No, that's fine. It's... just hold it steady there.

[On the bedside table, a tape recorder clicks itself on, unbidden.]

Statement of Freja Carbone regarding the death of her mother and an old wooden chair. Original Statement given 3rd of November, 2018. Audio recording by Jonathan Sims, the Archivist. Statement begins...

[The Statement details a story about a woman whose mother had been growing increasingly isolated in her old age. More and more of her friends dying, fewer connections. The daughter, Freja had tried to reach out now and then, but it had just got so hard with a new job and really, her mother wasn't an invalid or senile. She was perfectly capable of getting out and doing things. And she just... hadn't. Just sat alone in her house, in an old wooden rocking chair that Freja had always hated. It was an uncomfortable thing, forever cold, no matter how long it was sat in, its rocks were uneven, and it didn't even have a satisfying creak to it. It was an utterly silent thing. You felt like you might just disappear into the cold forever sitting in that chair.

But every time she'd visit, her mother would be in it, staring at old pictures on the wall, listless. She'd tried to have it replaced. It wasn't even a nice chair. It had to be terrible for her mother's back. But every time she'd think to bring it up, she'd just as soon had a sense that if she got rid of that chair, something terrible would happen.

And it did. She'd hauled the chair away one evening when she'd forcibly sent her mother out to see a movie with her husband. Drove the thing to the dump and left it just outside the fence line since it was after hours. It couldn't do anymore harm. She'd replaced the chair, of course, with a proper rocker. Something padded, something warm with a gentle squeak that could bring a little life to a quiet room. Her mother had hated it, had despaired. She'd just gone to bed sobbing. Freja had found her like that the next day, lying abed in misery.

She stopped eating, stopped moving. Freja had had to move her to hospital, but even with IVs and feeding tubes and medications, she hadn't lasted long. Perhaps it was because the staff were inattentive, though. Freja had noticed it. They seemed to forget her mother was there sometimes. Missed checking in on her for hours at a time. And no matter how many blankets she had, her mother always felt cold.
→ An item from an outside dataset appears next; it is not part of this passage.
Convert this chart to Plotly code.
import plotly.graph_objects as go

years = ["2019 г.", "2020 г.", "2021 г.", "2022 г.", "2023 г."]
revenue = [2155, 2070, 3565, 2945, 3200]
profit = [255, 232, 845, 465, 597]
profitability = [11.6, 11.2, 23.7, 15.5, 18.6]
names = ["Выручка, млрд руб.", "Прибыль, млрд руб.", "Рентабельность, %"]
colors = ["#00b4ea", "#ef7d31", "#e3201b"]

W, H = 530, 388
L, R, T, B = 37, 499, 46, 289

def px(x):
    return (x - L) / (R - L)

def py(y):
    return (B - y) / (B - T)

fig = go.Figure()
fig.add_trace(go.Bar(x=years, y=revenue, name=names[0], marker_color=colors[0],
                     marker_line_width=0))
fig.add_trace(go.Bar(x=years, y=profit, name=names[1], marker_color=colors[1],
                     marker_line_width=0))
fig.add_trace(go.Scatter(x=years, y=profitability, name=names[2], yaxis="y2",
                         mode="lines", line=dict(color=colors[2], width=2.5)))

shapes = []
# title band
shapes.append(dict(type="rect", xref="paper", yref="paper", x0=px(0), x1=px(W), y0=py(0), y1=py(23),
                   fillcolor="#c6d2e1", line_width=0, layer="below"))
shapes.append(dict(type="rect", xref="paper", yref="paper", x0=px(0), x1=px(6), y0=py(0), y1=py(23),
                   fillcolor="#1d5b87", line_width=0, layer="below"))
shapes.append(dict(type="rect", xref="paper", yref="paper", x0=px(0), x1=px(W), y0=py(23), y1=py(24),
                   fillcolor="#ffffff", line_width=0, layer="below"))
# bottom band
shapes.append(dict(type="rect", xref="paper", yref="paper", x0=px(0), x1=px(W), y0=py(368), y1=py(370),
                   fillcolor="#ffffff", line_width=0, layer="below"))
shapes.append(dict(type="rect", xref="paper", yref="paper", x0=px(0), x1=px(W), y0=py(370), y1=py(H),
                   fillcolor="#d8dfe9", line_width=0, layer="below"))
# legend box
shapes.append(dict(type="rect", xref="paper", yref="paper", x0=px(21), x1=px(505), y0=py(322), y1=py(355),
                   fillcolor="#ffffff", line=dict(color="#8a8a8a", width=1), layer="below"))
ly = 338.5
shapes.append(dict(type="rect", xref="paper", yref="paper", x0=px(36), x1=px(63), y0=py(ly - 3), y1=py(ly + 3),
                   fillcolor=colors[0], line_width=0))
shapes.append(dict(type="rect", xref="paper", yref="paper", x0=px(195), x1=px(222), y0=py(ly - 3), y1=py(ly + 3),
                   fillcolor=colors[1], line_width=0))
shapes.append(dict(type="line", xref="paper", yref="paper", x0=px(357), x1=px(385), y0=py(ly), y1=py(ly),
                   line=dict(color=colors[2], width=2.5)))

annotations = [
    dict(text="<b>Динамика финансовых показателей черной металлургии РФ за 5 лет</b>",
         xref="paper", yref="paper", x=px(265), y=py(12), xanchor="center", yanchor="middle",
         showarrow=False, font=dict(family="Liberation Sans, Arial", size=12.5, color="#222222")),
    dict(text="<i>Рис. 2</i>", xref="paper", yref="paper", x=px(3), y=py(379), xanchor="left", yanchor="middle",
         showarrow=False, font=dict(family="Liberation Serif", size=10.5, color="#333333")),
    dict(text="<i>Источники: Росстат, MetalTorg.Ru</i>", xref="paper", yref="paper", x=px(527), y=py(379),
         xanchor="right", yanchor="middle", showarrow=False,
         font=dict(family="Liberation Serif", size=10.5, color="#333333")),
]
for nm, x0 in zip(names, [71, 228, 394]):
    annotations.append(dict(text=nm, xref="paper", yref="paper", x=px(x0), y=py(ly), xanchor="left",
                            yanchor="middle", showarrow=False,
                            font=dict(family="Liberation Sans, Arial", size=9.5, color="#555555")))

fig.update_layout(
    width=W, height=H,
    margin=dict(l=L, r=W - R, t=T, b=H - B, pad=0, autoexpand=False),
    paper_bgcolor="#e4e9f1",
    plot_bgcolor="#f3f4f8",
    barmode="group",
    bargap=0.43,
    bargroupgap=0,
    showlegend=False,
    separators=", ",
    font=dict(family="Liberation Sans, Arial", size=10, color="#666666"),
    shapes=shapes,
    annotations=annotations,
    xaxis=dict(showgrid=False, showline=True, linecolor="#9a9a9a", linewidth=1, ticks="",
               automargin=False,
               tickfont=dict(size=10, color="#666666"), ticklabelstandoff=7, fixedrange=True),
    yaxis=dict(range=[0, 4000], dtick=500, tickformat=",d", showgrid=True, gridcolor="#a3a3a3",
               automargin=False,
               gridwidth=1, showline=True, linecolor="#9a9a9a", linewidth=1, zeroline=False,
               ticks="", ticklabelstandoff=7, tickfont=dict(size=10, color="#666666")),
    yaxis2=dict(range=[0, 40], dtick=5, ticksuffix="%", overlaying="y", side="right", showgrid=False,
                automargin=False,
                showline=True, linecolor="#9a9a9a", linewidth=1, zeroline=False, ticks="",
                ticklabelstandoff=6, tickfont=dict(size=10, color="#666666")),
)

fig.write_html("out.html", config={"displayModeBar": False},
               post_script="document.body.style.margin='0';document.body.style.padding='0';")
Freja had convinced herself, this was the chair's doing somehow. But she'd left it for a few weeks, just mourning her mother. She'd come into the Institute because of something that had happened three days before giving her Statement. A large crate had been delivered, no return address, but clearly postmarked to her. It had contained the chair, and she'd felt compelled to bring it inside, to sit down.]


It's been getting harder to leave that chair these past few days. And I'm very cold.

Statement ends.

[Jon sighs out a breath. Throughout the thing, he's become more and more alert, shifting to sit up more, straining that the braces that are no longer needed.]

A artefact of the Lonely, if I have my guess. Or something very like it. We'll need to follow-up with Ms. Carbone and see that the chair is removed and destroyed. Hopefully, fire will ensure it won't return this time.

[He cranes to look over at Ava.]

Could you get all of this off of me? I don't need it anymore.